On the other hand, there are situations that are less than optimal, like for linear regression, where Shogun fails.

dataset mlpy scikit shogun weka mlpack
arcene failure 0.24s failure 3.16s 0.42s
cosExp 0.13s 0.08s failure 17.42s 0.13s

Anotoher one is linear ridge regression, where Shogun is extremely slow

dataset scikit shogun
webpage 1.94s >9000s

Again, we don't want Shogun to be the fastest candidate everywhere. We only don't want it to be the slowest by far.

Awkward API

Example: have a look at GMM. It has 3 train methods, awkward methods like get_nth_mean, multiple methods to apply it (::cluster, ::get_likelihood_example), etc. A first step would be to rename the methods to something that looks nice, or to remove them (we have tags so no need for getters/setters anymore). Next, GMM is nothing else but a supervised learning algorithm, so it should support that interface: fit, predict, and not offer its own methods.

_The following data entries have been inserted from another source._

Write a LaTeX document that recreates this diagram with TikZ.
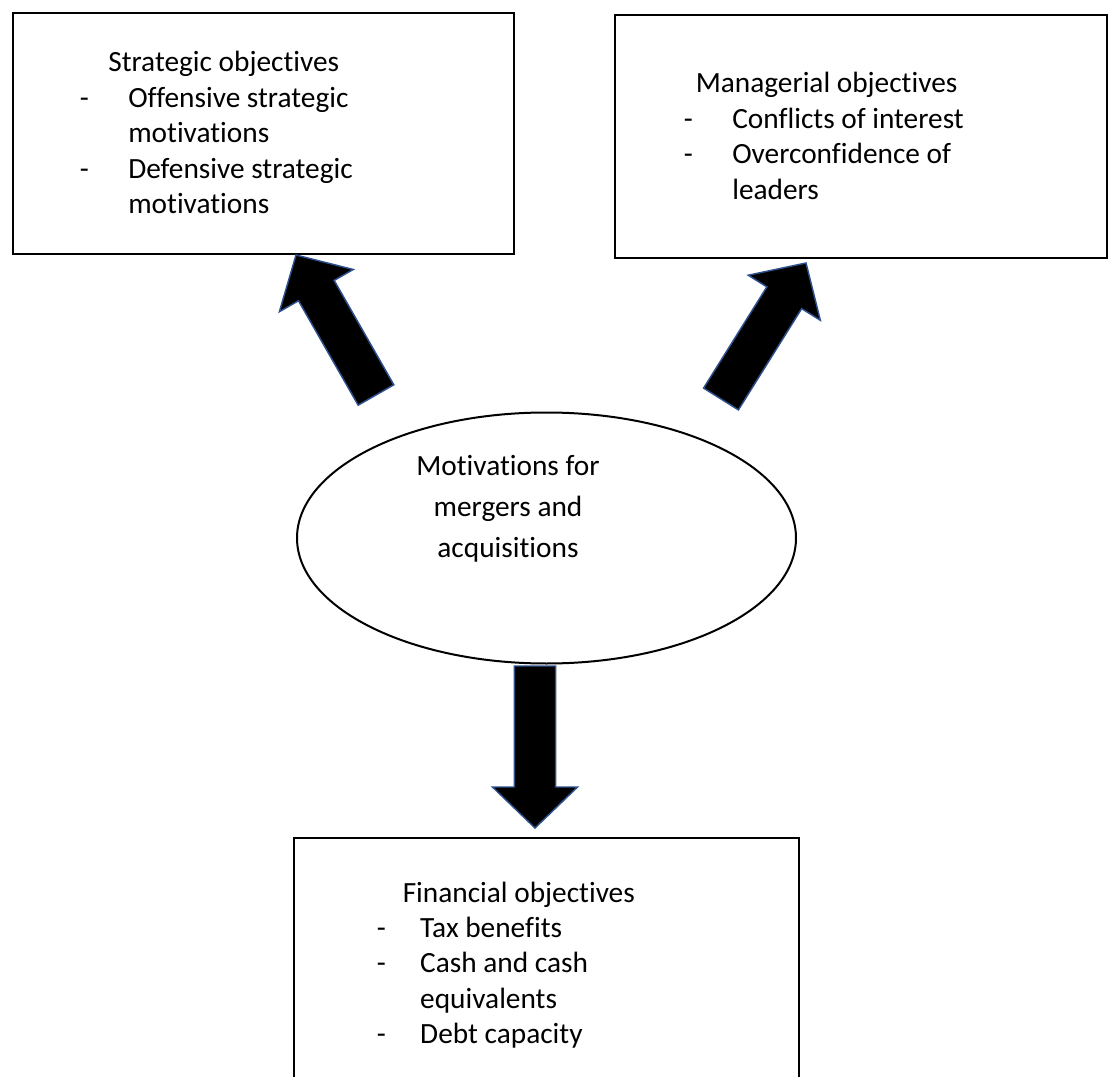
\documentclass[tikz,border=0pt]{standalone}
\usepackage{fontspec}
\setmainfont{Carlito}[Ligatures={NoCommon}]
\usetikzlibrary{calc,shapes.geometric}
\definecolor{arrowedge}{HTML}{2F528F}
\newcommand\blkarrow[2]{%
  \coordinate (#1-n) at ($(#2)!30.75pt!(#1)$);
  \draw[blockarrow]
    ($(#1)!15.4pt!90:(#2)$) --
    ($(#1-n)!15.4pt!90:(#2)$) --
    ($(#1-n)!31.9pt!90:(#2)$) --
    (#2) --
    ($(#1-n)!31.9pt!-90:(#2)$) --
    ($(#1-n)!15.4pt!-90:(#2)$) --
    ($(#1)!15.4pt!-90:(#2)$) -- cycle;}
\begin{document}
\begin{tikzpicture}[x=0.75pt,y=-0.75pt,
  box/.style={draw=black, line width=1.5pt, rectangle, anchor=north west, inner sep=0pt},
  bodytext/.style={inner sep=0pt, anchor=base west, font=\fontsize{22pt}{26.6pt}\selectfont},
  centertext/.style={inner sep=0pt, anchor=base, font=\fontsize{22pt}{30.75pt}\selectfont},
  blockarrow/.style={fill=black, draw=arrowedge, line width=1.1pt, line join=miter}]
\useasboundingbox (0,0) rectangle (1108,1077);
\clip (0,0) rectangle (1108,1077);
\fill[white] (0,0) rectangle (1108,1077);

% boxes
\node[box, minimum width=375.75pt, minimum height=180.75pt] (strat) at (12,12) {};
\node[box, minimum width=369pt, minimum height=182.25pt] (manag) at (614,14) {};
\node[box, minimum width=378.75pt, minimum height=197.25pt] (finan) at (293,837) {};

% ellipse
\node[draw=black, line width=1.5pt, ellipse, inner sep=0pt,
      minimum width=374.25pt, minimum height=188.25pt] (motiv) at (546.5,538) {};

% texts
\node[bodytext] (strattext) at (79.5,72) {\begin{tabular}[t]{@{}l@{}}
\hspace*{21.4pt}Strategic objectives\\
\makebox[36.4pt][l]{-}Offensive strategic\\
\hspace*{36.4pt}motivations\\
\makebox[36.4pt][l]{-}Defensive strategic\\
\hspace*{36.4pt}motivations
\end{tabular}};
\node[bodytext] (managtext) at (683.5,93) {\begin{tabular}[t]{@{}l@{}}
\hspace*{9pt}Managerial objectives\\
\makebox[36.4pt][l]{-}Conflicts of interest\\
\makebox[36.4pt][l]{-}Overconfidence of\\
\hspace*{36.4pt}leaders
\end{tabular}};
\node[bodytext] (finantext) at (376.5,902) {\begin{tabular}[t]{@{}l@{}}
\hspace*{19.5pt}Financial objectives\\
\makebox[32.6pt][l]{-}Tax benefits\\
\makebox[32.6pt][l]{-}Cash and cash\\
\hspace*{32.6pt}equivalents\\
\makebox[32.6pt][l]{-}Debt capacity
\end{tabular}};
\node[centertext] (motivtext) at (508,475) {\begin{tabular}[t]{@{}c@{}}
Motivations for\\ mergers and\\ acquisitions
\end{tabular}};

% arrows
\coordinate (a1t) at (376,395);
\coordinate (a1h) at (296,255);
\coordinate (a2t) at (721,399);
\coordinate (a2h) at (806,263);
\coordinate (a3t) at (535,666);
\coordinate (a3h) at (535,828);
\blkarrow{a1t}{a1h}
\blkarrow{a2t}{a2h}
\blkarrow{a3t}{a3h}
\end{tikzpicture}
\end{document}
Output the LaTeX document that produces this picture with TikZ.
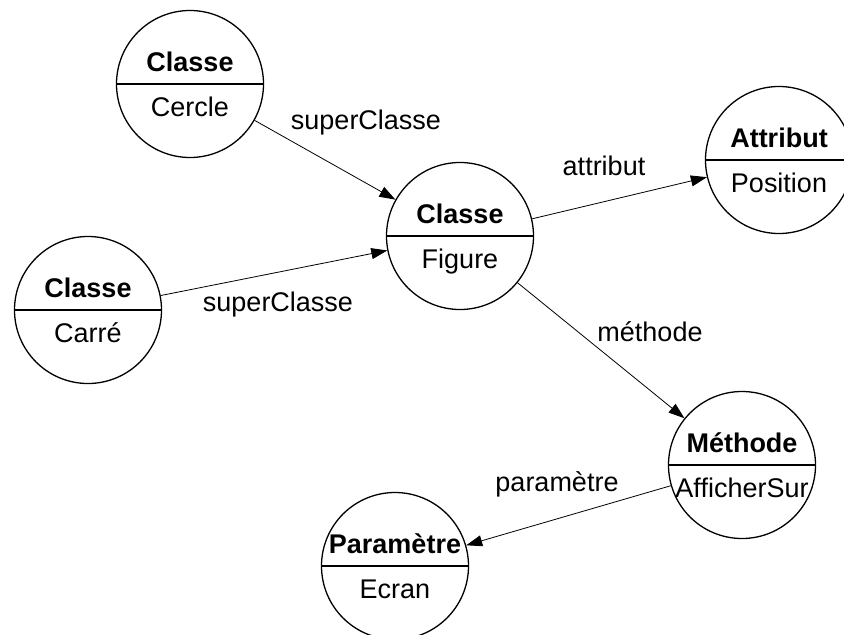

Next, GMM is also a distribution that can be sampled from, so it should be possible to turn it into an API that supports sampling.

We actually wrote some API desiderata for the user experience project, which overlaps with the project in terms of API. Think: you identify bad API, and how it should be instead, user experience project person implements basics for your changes to be possible, you change the algorithm.

Documentation issues

Some bad examples:

You get the point...

First steps

  • Increase coverage of Shogun in the benchmark framework. Ideally all algorithms in the framework should be populate with Shogun
  • Make a priority list of algorithms where Shogun doesn't do well: runtime & memory
  • Make a list of badly or un-documented algorithm classes (missing@brief, one sentence docs)
  • Make a list of algorithms with awkward API
  • Take a single instance and work on it until things are better.
  • Whenever you touch the internals, make sure to also polish: linalg usage, API, class design
  • Work on a one-by-one basis
  • Whenever you improve something, make sure to provide a "before-after" comparison.

Why this is cool

This project offers the chance to learn about many fundamental ML algorithms from a practical perspective, with a focus on usability and efficiency. As we want to start with important algorithms first, it is likely that many people will use (and appreciate) code that you wrote.